I’ve been playing a ton of Fallen London lately, and I’m going to take a little bit of time to gush about it.

Fallen London is a browser-based resource-collection adventure game. There are a bunch of little mini-stories (they call them “storylets”) that generate and consume various resources you collect as you progress through them and discover mysteries, explore, socialize, etc. The whole thing is set on the backdrop of London, having been swallowed by the earth and existing in a dark, supernatural underground. It’s very dark steampunk Victoriana, and is absolutely jam-packed with flavorful little bits throughout.

It reminds me of Crusader Kings 2, a game I spent a bunch of time in. Broadly, Crusader Kings 2 is a pseudo-historical game like Civ, where you’re the ruler of some nation and you manage that nation as it spreads, as your dynasty evolves, and so on. It’s an absolutely overwhelming game at first, and the tutorials only really serve to expose the dizzying depths of the game’s systems, which interact in extremely complicated, somewhat unpredictable ways. It’s fascinating in that the death of your ruler is not the end of the game– provided you have an heir, you’ll continue your game as your heir, though progressing through a lineage can have its own pitfalls.

What I love about both games is that your interactions with them are fairly simple and relatively straightforward; gameplay is about choosing what to do next, generally from a list. The ramifications of doing so, however, drop inputs into these complicated systems whose outputs alter your experience. Essentially, they’re storytelling engines, all of the interlocking systems working together to generate (often surprising) outcomes that make for good stories.

In Crusader Kings 2, I had a well-loved and powerful king in a patrilineal kingdom. In the previous generation, my king had had a conniving and clever older brother who was ultimately unfit to rule– my king had taken power with the backing of most of the nobility and the love of the commoners over the elder brother, something that left the elder brother seething.

To appease the brother and prevent him from fomenting rebellion, I wound up making him my spymaster, because I lacked a suitable candidate and the scheming brother was an excellent fit for the role… provided he could be kept happy. Maintaining this happiness (particularly as a war broke out on my kingdom’s borders) meant allowing my brother to be the tutor for my king’s eldest daughter and only child, who learned extremely well from her uncle and became a highly skilled spy (and ultimately assassin). She was in line to inherit the throne and had both her uncle’s skill at spycraft and her father’s gift for oratory, making her both supremely capable and well-loved.

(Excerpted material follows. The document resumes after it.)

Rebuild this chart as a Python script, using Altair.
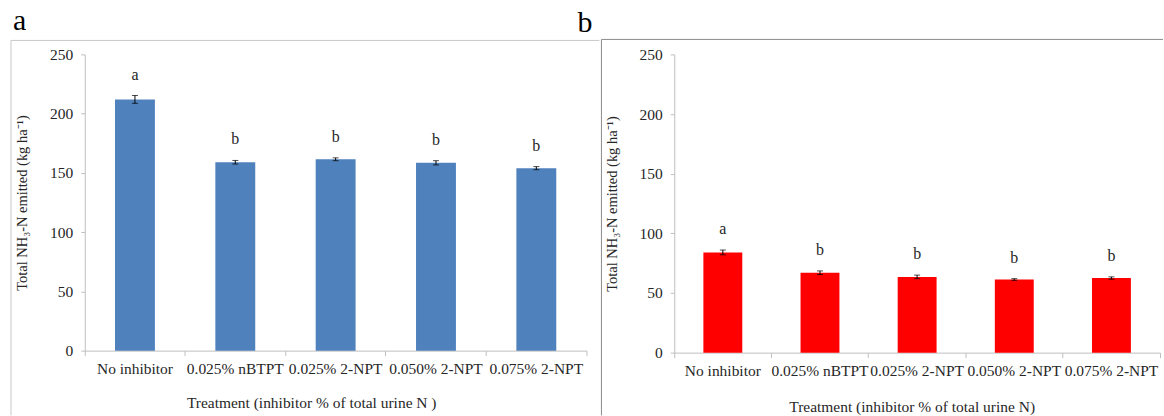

I’d thought I’d made the best of a tricky situation… until my king and queen bore a son, who (due to the patrilineal lineage) immediately became next in line for the throne. Conniving brother and suddenly-spurned daughter immediately began plotting against my king, in the midst of an invasion from the south. In trying to repair the rapidly deteriorating situation, the king’s daughter was married off to a (faraway) kingdom, the seventh in line for rulership and, while politically good for the daughter, also neatly got her out of the kingdom. In the meantime, my king was pulled into the war and, while able to deliver a crushing blow and put the enemy in retreat, wound up dying in battle… leaving a two-year-old heir.

My play transferred to the two-year-old, and the game’s systems started using my two-year-old’s stats to work out what I knew and could find out… which was very little. For fifteen years, my child-king recieved updates like “you are no longer being mentored by your mother, but your uncle instead, but you’re not sure why” and “you hear arguments but don’t understand what they’re about”. As my child-king came of age, his uncle had slowly poisoned the nation against him and wound up taking over the kingdom, doing such a poor job that the older sister wound up intervening, assassinating her younger brother and taking her claim to the throne… after she had carefully engineered herself as the queen of the faraway kingdom by carefully arranging “accidents” for everyone in line ahead of her.

This is a small slice of the story, but it all played out through these complex systems, and the story is a result of me playing through these systems and seeing the various outcomes, and then (this is important) being able to attach my own narrative to them.

It’s kind of like the stories people come up with in the Sims, and I’m a big fan of the sort of thing people come up with when faced with a complicated but narratively shallow experience– an evocative-enough setup allows some great emergent storytelling.

I need to return to my spy-queen in Crusader Kings, and my “captivating and insightful” gentleman in Fallen London, and see what new stories unfold.